Some days I really do wonder why I bother writing these manuscripts, but then I realize I really do enjoy it. It’s amazing what can happen with a little planning and a lot of focus. I work full-time and writing is something I fit in alongside everything else. I can’t imagine not having something like writing to do and I like how portable it is. When we were able to linger in public, I used to like writing in cafes, libraries, and mall food courts.

18 - What made you write, as opposed to doing something else?

I was first drawn to writing as a kid because I liked theatre and I used to write these page-long monologues. It’s funny to think about that now. I tried painting as a teenager but that didn’t work out well. I was interested in photography for a spell. What I’ve realized is that, for me, with my time crunch, it’s important to stick to what I like the most and that’s writing.

19 - What was the last great book you read? What was the last great film?

Last book I read was Stephen King’s Elevation.

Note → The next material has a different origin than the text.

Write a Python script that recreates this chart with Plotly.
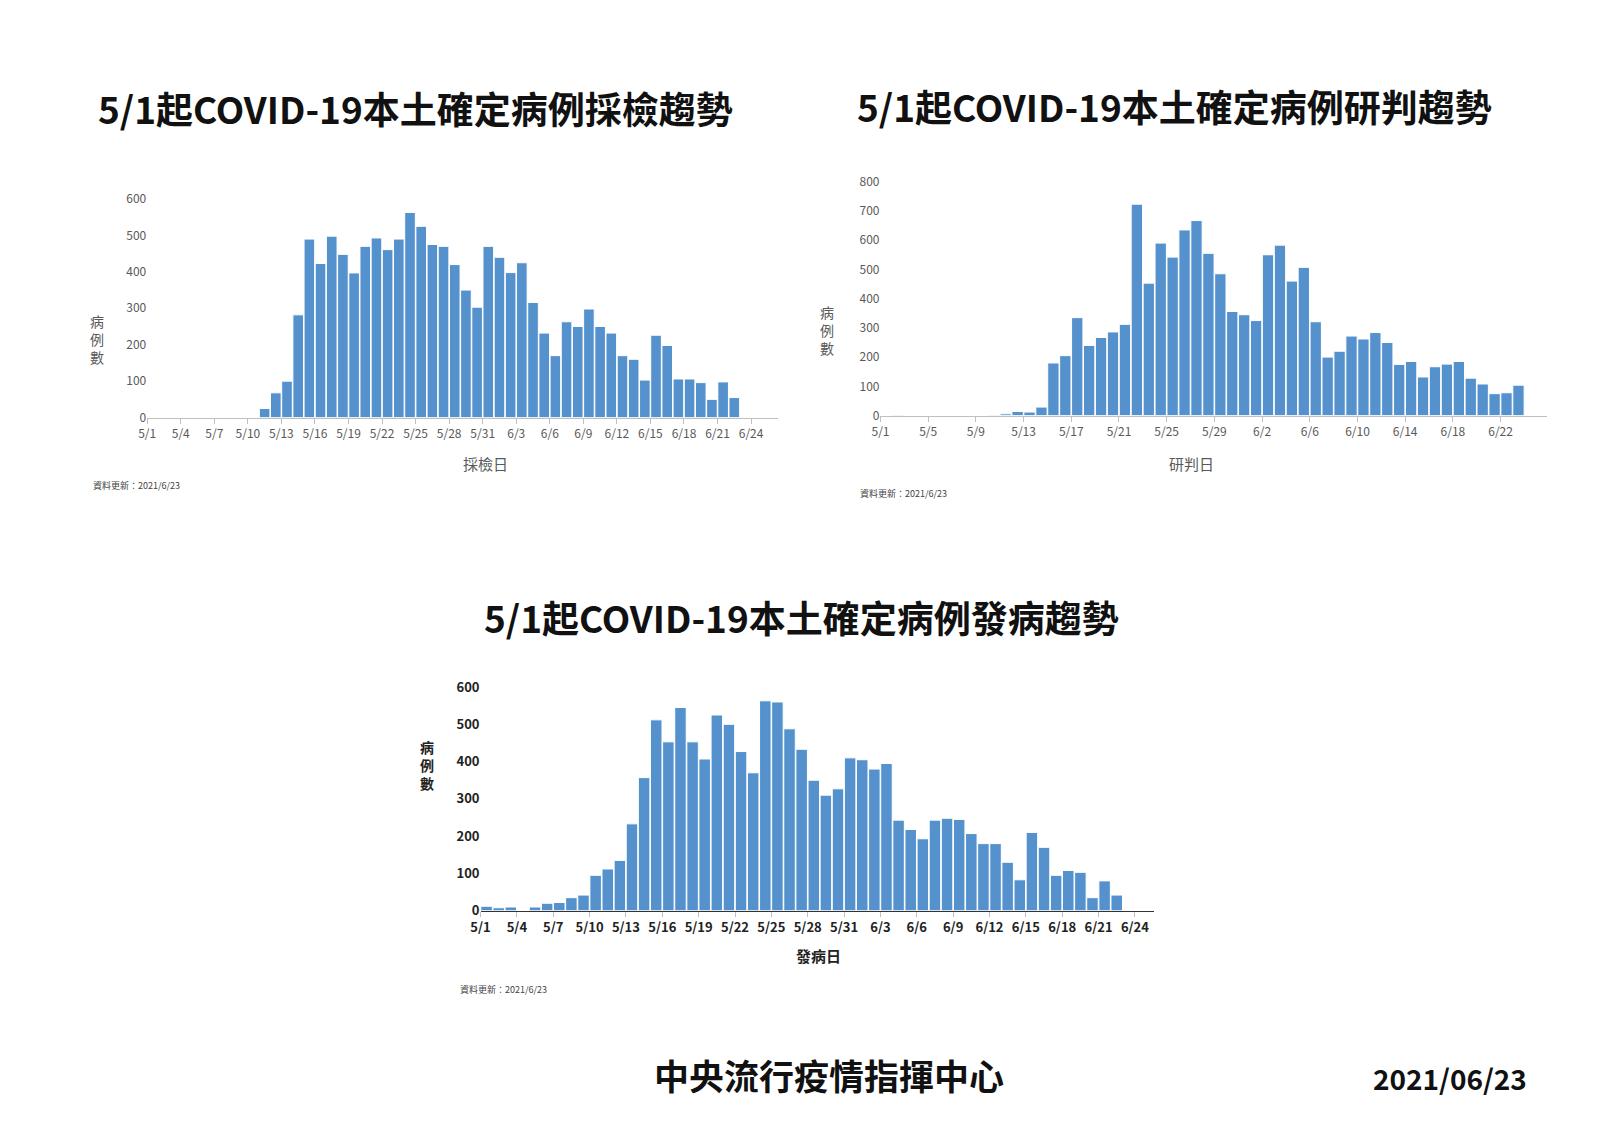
import plotly.graph_objects as go
import pandas as pd

W, H = 1600, 1132

# 採檢日 (5/11 - 6/22)
c1_start = "2021-05-11"
c1_vals = [25, 68, 100, 282, 490, 423, 498, 448, 397, 470, 493, 461, 490, 563, 525, 475, 470, 420, 350, 303, 470,
           440, 398, 425, 316, 232, 170, 263, 250, 298, 250, 232, 170, 160, 103, 226, 198, 106, 106, 96, 50, 98, 55]
# 研判日 (5/1 - 6/23)
c2_start = "2021-05-01"
c2_vals = [0, 2, 0, 0, 0, 0, 0, 0, 0, 2, 6, 14, 12, 29,
           180, 205, 335, 240, 267, 286, 312, 723, 453, 590, 542, 635, 667, 555, 485, 356, 345,
           325, 550, 583, 460, 507, 321, 200, 220, 272, 262, 284, 250, 175, 185, 132, 167, 176, 185, 128, 108, 75, 78, 104]
# 發病日 (5/1 - 6/22)
c3_start = "2021-05-01"
c3_vals = [12, 8, 10, 0, 10, 20, 22, 35, 42, 95, 112, 135, 233, 357, 512, 453, 545, 453, 407, 525, 500, 427, 370,
           563, 560, 488, 433, 350, 310, 327, 410,
           405, 380, 395, 243, 218, 193, 243, 248, 245, 207, 180, 180, 130, 83, 210, 170, 95, 108, 103, 35, 80, 42]

titles = ["5/1起COVID-19本土確定病例採檢趨勢", "5/1起COVID-19本土確定病例研判趨勢", "5/1起COVID-19本土確定病例發病趨勢"]
xtitles = ["採檢日", "研判日", "發病日"]
update_text = "資料更新：2021/6/23"

BLUE = "#5592cd"
FONT = "Noto Sans CJK TC"

def fx(p): return ((p - 14) / 0.969) / W
def fy(p): return 1 - ((p - 16) / 0.967) / H

fig = go.Figure()

charts = [
    dict(start=c1_start, vals=c1_vals, x0=140, x1=755, ytop=194, ybot=409, days=56.4, dt=3, color="#595959", bold=False, ymax=600, fs=12),
    dict(start=c2_start, vals=c2_vals, x0=855, x1=1505, ytop=177, ybot=407, days=55.9, dt=4, color="#595959", bold=False, ymax=800, fs=12),
    dict(start=c3_start, vals=c3_vals, x0=465, x1=1122, ytop=674, ybot=894, days=55.6, dt=3, color="#222222", bold=True, ymax=600, fs=13),
]

for i, c in enumerate(charts):
    n = "" if i == 0 else str(i + 1)
    dates = pd.date_range(c["start"], periods=len(c["vals"]), freq="D") + pd.Timedelta(hours=12)
    fig.add_trace(go.Bar(x=dates, y=c["vals"], marker=dict(color=BLUE, line=dict(color="white", width=1)),
                         width=86400000 * 0.95, xaxis="x" + n, yaxis="y" + n, showlegend=False))
    rng_start = pd.Timestamp("2021-05-01")
    rng_end = rng_start + pd.Timedelta(days=c["days"])
    tf = dict(family=FONT, size=c["fs"], color=c["color"])
    if c["bold"]:
        tf["weight"] = "bold"
    fig.update_layout(**{
        "xaxis" + n: dict(domain=[fx(c["x0"]), fx(c["x1"])], anchor="y" + n, type="date",
                          range=[rng_start, rng_end], tick0="2021-05-01", dtick=86400000 * c["dt"],
                          tickformat="%-m/%-d", ticks="outside", ticklen=5, tickcolor="#bfbfbf",
                          showline=True, linecolor="#bfbfbf" if not c["bold"] else "#333333", linewidth=1,
                          showgrid=False, tickfont=tf, zeroline=False),
        "yaxis" + n: dict(domain=[fy(c["ybot"]), fy(c["ytop"])], anchor="x" + n, range=[0, c["ymax"]],
                          dtick=100, showgrid=False, showline=False, tickfont=tf, zeroline=False, ticks=""),
    })

for txt, x, y in [(titles[0], 402, 105), (titles[1], 1142, 103), (titles[2], 778, 605)]:
    fig.add_annotation(text=f"<b>{txt}</b>", x=fx(x), y=fy(y), xref="paper", yref="paper", showarrow=False,
                       font=dict(family=FONT, size=37, color="#111111"), xanchor="center", yanchor="middle")
for txt, x, y, col, b in [(xtitles[0], 446, 454, "#595959", False), (xtitles[1], 1182, 454, "#595959", False),
                          (xtitles[2], 795, 950, "#222222", True)]:
    fig.add_annotation(text=f"<b>{txt}</b>" if b else txt, x=fx(x), y=fy(y), xref="paper", yref="paper",
                       showarrow=False, font=dict(family=FONT, size=15, color=col))
for x, y, col, b in [(82, 302, "#595959", False), (803, 293, "#595959", False), (404, 780, "#222222", True)]:
    t = "病<br>例<br>數"
    fig.add_annotation(text=f"<b>{t}</b>" if b else t, x=fx(x), y=fy(y), xref="paper", yref="paper",
                       showarrow=False, font=dict(family=FONT, size=14, color=col))
for x, y in [(85, 476), (833, 484), (443, 980)]:
    fig.add_annotation(text=update_text, x=fx(x), y=fy(y), xref="paper", yref="paper", showarrow=False,
                       xanchor="left", font=dict(family=FONT, size=9, color="#444444"))
fig.add_annotation(text="<b>中央流行疫情指揮中心</b>", x=fx(805), y=fy(1082), xref="paper", yref="paper",
                   showarrow=False, font=dict(family=FONT, size=35, color="#111111"))
fig.add_annotation(text="<b>2021/06/23</b>", x=fx(1487), y=fy(1080), xref="paper", yref="paper",
                   showarrow=False, xanchor="right", font=dict(family=FONT, size=28, color="#111111"))

fig.update_layout(width=W, height=H, margin=dict(l=0, r=0, t=0, b=0), plot_bgcolor="white",
                  paper_bgcolor="white", bargap=0.05)
fig.write_html("out.html")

I was brushing up on novellas in preparation for the 3 Day Novel Writing Contest, which I took part in this past Labour Day weekend. The contest was a lot of fun and I’d recommend it to anyone looking for some ridiculous daily word count goals. Now I’m reading Meg Wolitzer’s The Ten Year Nap. Up next is Want by Barbara Langhorst, it just sounded so good.

20 - What are you currently working on?

I’m currently editing my first short story collection, which centres around friendship, labour and technology, as well as working on a full-length novel.